*INSTRUCTIONS FOR THE TASK*. Take the material and output all of it exactly.

*MATERIAL PROVIDED*.
____________
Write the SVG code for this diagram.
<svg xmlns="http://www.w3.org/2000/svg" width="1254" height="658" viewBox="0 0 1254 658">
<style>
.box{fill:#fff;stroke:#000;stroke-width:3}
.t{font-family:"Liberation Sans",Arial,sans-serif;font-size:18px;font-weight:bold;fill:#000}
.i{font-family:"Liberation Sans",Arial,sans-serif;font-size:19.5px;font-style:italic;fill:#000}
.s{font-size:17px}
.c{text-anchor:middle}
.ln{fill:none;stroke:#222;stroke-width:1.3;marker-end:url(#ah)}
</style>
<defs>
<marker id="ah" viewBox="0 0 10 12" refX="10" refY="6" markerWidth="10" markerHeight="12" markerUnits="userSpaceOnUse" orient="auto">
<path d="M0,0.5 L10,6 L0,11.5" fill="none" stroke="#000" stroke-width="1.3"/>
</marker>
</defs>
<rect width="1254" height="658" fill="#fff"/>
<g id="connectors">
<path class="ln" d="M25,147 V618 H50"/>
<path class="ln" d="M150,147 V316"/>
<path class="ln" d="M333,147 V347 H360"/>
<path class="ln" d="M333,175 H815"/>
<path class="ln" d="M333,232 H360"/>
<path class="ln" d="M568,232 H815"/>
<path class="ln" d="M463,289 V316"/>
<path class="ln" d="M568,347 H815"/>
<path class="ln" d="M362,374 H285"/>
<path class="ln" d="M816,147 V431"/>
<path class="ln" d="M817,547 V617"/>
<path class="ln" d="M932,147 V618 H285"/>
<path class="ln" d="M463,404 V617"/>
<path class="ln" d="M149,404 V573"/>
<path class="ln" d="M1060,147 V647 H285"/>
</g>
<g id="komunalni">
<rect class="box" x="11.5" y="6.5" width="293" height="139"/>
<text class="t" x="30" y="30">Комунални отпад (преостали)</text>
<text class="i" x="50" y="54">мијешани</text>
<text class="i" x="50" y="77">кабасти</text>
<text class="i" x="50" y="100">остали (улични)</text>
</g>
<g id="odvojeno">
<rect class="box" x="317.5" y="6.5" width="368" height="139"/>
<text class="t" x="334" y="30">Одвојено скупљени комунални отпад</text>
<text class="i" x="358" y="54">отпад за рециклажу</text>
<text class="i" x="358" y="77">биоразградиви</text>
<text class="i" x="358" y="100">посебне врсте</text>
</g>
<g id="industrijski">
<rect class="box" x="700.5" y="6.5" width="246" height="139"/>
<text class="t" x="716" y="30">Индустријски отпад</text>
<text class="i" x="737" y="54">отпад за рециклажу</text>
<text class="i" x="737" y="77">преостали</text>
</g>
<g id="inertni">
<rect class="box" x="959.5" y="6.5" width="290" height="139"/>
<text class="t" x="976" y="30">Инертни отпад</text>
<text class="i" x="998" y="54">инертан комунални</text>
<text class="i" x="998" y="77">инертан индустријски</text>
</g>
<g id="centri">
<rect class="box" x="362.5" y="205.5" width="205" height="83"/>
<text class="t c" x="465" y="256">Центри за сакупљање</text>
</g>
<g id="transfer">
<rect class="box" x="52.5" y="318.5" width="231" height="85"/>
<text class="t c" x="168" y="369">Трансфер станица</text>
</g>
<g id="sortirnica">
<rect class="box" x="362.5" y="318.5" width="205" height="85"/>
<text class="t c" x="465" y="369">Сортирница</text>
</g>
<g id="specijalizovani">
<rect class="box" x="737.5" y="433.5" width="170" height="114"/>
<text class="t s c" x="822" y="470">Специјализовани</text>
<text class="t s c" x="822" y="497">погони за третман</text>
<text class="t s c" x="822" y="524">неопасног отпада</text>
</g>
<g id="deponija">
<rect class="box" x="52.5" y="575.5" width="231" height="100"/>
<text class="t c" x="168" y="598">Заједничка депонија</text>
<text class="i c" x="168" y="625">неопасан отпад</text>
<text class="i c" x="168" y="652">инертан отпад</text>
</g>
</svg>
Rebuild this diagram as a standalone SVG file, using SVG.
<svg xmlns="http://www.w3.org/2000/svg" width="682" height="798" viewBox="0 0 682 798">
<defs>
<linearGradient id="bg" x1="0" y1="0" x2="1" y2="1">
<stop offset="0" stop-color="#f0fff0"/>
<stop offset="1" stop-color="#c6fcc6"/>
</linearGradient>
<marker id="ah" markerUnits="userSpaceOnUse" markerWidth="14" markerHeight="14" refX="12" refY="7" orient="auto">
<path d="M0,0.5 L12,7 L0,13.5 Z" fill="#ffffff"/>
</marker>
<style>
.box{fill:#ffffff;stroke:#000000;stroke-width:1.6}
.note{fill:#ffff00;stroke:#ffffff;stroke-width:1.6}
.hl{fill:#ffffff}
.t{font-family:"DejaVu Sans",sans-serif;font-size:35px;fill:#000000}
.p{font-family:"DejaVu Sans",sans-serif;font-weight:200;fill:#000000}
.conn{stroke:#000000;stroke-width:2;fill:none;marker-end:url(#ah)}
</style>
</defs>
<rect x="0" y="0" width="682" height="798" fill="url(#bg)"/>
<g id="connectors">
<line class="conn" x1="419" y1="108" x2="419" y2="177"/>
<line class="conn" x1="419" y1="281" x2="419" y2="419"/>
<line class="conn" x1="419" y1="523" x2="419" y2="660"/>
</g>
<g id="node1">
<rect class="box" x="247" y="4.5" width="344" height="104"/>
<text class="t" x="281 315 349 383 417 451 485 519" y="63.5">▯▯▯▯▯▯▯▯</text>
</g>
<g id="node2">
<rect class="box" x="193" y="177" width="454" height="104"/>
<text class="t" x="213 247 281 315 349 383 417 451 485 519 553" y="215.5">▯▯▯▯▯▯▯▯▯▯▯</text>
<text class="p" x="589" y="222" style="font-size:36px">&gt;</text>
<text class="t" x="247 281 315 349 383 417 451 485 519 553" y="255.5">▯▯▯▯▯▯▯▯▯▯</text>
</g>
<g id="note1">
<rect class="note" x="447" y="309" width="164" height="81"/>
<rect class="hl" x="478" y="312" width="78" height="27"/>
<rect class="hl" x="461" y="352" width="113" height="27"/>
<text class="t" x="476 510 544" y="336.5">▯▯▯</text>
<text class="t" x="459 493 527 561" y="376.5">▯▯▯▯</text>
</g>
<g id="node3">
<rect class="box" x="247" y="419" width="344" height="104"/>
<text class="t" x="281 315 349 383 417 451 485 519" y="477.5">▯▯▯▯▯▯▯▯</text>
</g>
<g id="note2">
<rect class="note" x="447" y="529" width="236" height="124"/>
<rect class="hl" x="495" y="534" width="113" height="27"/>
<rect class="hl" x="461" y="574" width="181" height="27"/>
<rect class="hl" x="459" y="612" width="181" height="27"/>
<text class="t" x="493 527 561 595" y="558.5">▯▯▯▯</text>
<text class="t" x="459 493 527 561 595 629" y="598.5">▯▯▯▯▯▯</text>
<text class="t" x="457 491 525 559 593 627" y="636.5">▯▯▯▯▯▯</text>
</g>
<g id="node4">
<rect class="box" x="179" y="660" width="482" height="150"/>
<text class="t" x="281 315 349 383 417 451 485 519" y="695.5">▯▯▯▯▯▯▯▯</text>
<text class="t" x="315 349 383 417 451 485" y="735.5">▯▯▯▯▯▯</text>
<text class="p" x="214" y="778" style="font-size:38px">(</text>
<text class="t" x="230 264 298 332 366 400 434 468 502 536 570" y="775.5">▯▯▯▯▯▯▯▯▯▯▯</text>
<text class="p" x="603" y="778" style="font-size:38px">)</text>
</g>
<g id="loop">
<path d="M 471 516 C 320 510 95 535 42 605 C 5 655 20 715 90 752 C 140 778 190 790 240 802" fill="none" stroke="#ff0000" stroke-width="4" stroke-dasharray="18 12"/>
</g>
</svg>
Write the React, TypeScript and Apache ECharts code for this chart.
____________
*SOLUTION TO THIS EXERCISE*.
Write the SVG code for this diagram.
<svg xmlns="http://www.w3.org/2000/svg" width="1254" height="658" viewBox="0 0 1254 658">
<style>
.box{fill:#fff;stroke:#000;stroke-width:3}
.t{font-family:"Liberation Sans",Arial,sans-serif;font-size:18px;font-weight:bold;fill:#000}
.i{font-family:"Liberation Sans",Arial,sans-serif;font-size:19.5px;font-style:italic;fill:#000}
.s{font-size:17px}
.c{text-anchor:middle}
.ln{fill:none;stroke:#222;stroke-width:1.3;marker-end:url(#ah)}
</style>
<defs>
<marker id="ah" viewBox="0 0 10 12" refX="10" refY="6" markerWidth="10" markerHeight="12" markerUnits="userSpaceOnUse" orient="auto">
<path d="M0,0.5 L10,6 L0,11.5" fill="none" stroke="#000" stroke-width="1.3"/>
</marker>
</defs>
<rect width="1254" height="658" fill="#fff"/>
<g id="connectors">
<path class="ln" d="M25,147 V618 H50"/>
<path class="ln" d="M150,147 V316"/>
<path class="ln" d="M333,147 V347 H360"/>
<path class="ln" d="M333,175 H815"/>
<path class="ln" d="M333,232 H360"/>
<path class="ln" d="M568,232 H815"/>
<path class="ln" d="M463,289 V316"/>
<path class="ln" d="M568,347 H815"/>
<path class="ln" d="M362,374 H285"/>
<path class="ln" d="M816,147 V431"/>
<path class="ln" d="M817,547 V617"/>
<path class="ln" d="M932,147 V618 H285"/>
<path class="ln" d="M463,404 V617"/>
<path class="ln" d="M149,404 V573"/>
<path class="ln" d="M1060,147 V647 H285"/>
</g>
<g id="komunalni">
<rect class="box" x="11.5" y="6.5" width="293" height="139"/>
<text class="t" x="30" y="30">Комунални отпад (преостали)</text>
<text class="i" x="50" y="54">мијешани</text>
<text class="i" x="50" y="77">кабасти</text>
<text class="i" x="50" y="100">остали (улични)</text>
</g>
<g id="odvojeno">
<rect class="box" x="317.5" y="6.5" width="368" height="139"/>
<text class="t" x="334" y="30">Одвојено скупљени комунални отпад</text>
<text class="i" x="358" y="54">отпад за рециклажу</text>
<text class="i" x="358" y="77">биоразградиви</text>
<text class="i" x="358" y="100">посебне врсте</text>
</g>
<g id="industrijski">
<rect class="box" x="700.5" y="6.5" width="246" height="139"/>
<text class="t" x="716" y="30">Индустријски отпад</text>
<text class="i" x="737" y="54">отпад за рециклажу</text>
<text class="i" x="737" y="77">преостали</text>
</g>
<g id="inertni">
<rect class="box" x="959.5" y="6.5" width="290" height="139"/>
<text class="t" x="976" y="30">Инертни отпад</text>
<text class="i" x="998" y="54">инертан комунални</text>
<text class="i" x="998" y="77">инертан индустријски</text>
</g>
<g id="centri">
<rect class="box" x="362.5" y="205.5" width="205" height="83"/>
<text class="t c" x="465" y="256">Центри за сакупљање</text>
</g>
<g id="transfer">
<rect class="box" x="52.5" y="318.5" width="231" height="85"/>
<text class="t c" x="168" y="369">Трансфер станица</text>
</g>
<g id="sortirnica">
<rect class="box" x="362.5" y="318.5" width="205" height="85"/>
<text class="t c" x="465" y="369">Сортирница</text>
</g>
<g id="specijalizovani">
<rect class="box" x="737.5" y="433.5" width="170" height="114"/>
<text class="t s c" x="822" y="470">Специјализовани</text>
<text class="t s c" x="822" y="497">погони за третман</text>
<text class="t s c" x="822" y="524">неопасног отпада</text>
</g>
<g id="deponija">
<rect class="box" x="52.5" y="575.5" width="231" height="100"/>
<text class="t c" x="168" y="598">Заједничка депонија</text>
<text class="i c" x="168" y="625">неопасан отпад</text>
<text class="i c" x="168" y="652">инертан отпад</text>
</g>
</svg>
Rebuild this diagram as a standalone SVG file, using SVG.
<svg xmlns="http://www.w3.org/2000/svg" width="682" height="798" viewBox="0 0 682 798">
<defs>
<linearGradient id="bg" x1="0" y1="0" x2="1" y2="1">
<stop offset="0" stop-color="#f0fff0"/>
<stop offset="1" stop-color="#c6fcc6"/>
</linearGradient>
<marker id="ah" markerUnits="userSpaceOnUse" markerWidth="14" markerHeight="14" refX="12" refY="7" orient="auto">
<path d="M0,0.5 L12,7 L0,13.5 Z" fill="#ffffff"/>
</marker>
<style>
.box{fill:#ffffff;stroke:#000000;stroke-width:1.6}
.note{fill:#ffff00;stroke:#ffffff;stroke-width:1.6}
.hl{fill:#ffffff}
.t{font-family:"DejaVu Sans",sans-serif;font-size:35px;fill:#000000}
.p{font-family:"DejaVu Sans",sans-serif;font-weight:200;fill:#000000}
.conn{stroke:#000000;stroke-width:2;fill:none;marker-end:url(#ah)}
</style>
</defs>
<rect x="0" y="0" width="682" height="798" fill="url(#bg)"/>
<g id="connectors">
<line class="conn" x1="419" y1="108" x2="419" y2="177"/>
<line class="conn" x1="419" y1="281" x2="419" y2="419"/>
<line class="conn" x1="419" y1="523" x2="419" y2="660"/>
</g>
<g id="node1">
<rect class="box" x="247" y="4.5" width="344" height="104"/>
<text class="t" x="281 315 349 383 417 451 485 519" y="63.5">▯▯▯▯▯▯▯▯</text>
</g>
<g id="node2">
<rect class="box" x="193" y="177" width="454" height="104"/>
<text class="t" x="213 247 281 315 349 383 417 451 485 519 553" y="215.5">▯▯▯▯▯▯▯▯▯▯▯</text>
<text class="p" x="589" y="222" style="font-size:36px">&gt;</text>
<text class="t" x="247 281 315 349 383 417 451 485 519 553" y="255.5">▯▯▯▯▯▯▯▯▯▯</text>
</g>
<g id="note1">
<rect class="note" x="447" y="309" width="164" height="81"/>
<rect class="hl" x="478" y="312" width="78" height="27"/>
<rect class="hl" x="461" y="352" width="113" height="27"/>
<text class="t" x="476 510 544" y="336.5">▯▯▯</text>
<text class="t" x="459 493 527 561" y="376.5">▯▯▯▯</text>
</g>
<g id="node3">
<rect class="box" x="247" y="419" width="344" height="104"/>
<text class="t" x="281 315 349 383 417 451 485 519" y="477.5">▯▯▯▯▯▯▯▯</text>
</g>
<g id="note2">
<rect class="note" x="447" y="529" width="236" height="124"/>
<rect class="hl" x="495" y="534" width="113" height="27"/>
<rect class="hl" x="461" y="574" width="181" height="27"/>
<rect class="hl" x="459" y="612" width="181" height="27"/>
<text class="t" x="493 527 561 595" y="558.5">▯▯▯▯</text>
<text class="t" x="459 493 527 561 595 629" y="598.5">▯▯▯▯▯▯</text>
<text class="t" x="457 491 525 559 593 627" y="636.5">▯▯▯▯▯▯</text>
</g>
<g id="node4">
<rect class="box" x="179" y="660" width="482" height="150"/>
<text class="t" x="281 315 349 383 417 451 485 519" y="695.5">▯▯▯▯▯▯▯▯</text>
<text class="t" x="315 349 383 417 451 485" y="735.5">▯▯▯▯▯▯</text>
<text class="p" x="214" y="778" style="font-size:38px">(</text>
<text class="t" x="230 264 298 332 366 400 434 468 502 536 570" y="775.5">▯▯▯▯▯▯▯▯▯▯▯</text>
<text class="p" x="603" y="778" style="font-size:38px">)</text>
</g>
<g id="loop">
<path d="M 471 516 C 320 510 95 535 42 605 C 5 655 20 715 90 752 C 140 778 190 790 240 802" fill="none" stroke="#ff0000" stroke-width="4" stroke-dasharray="18 12"/>
</g>
</svg>
Write the React, TypeScript and Apache ECharts code for this chart.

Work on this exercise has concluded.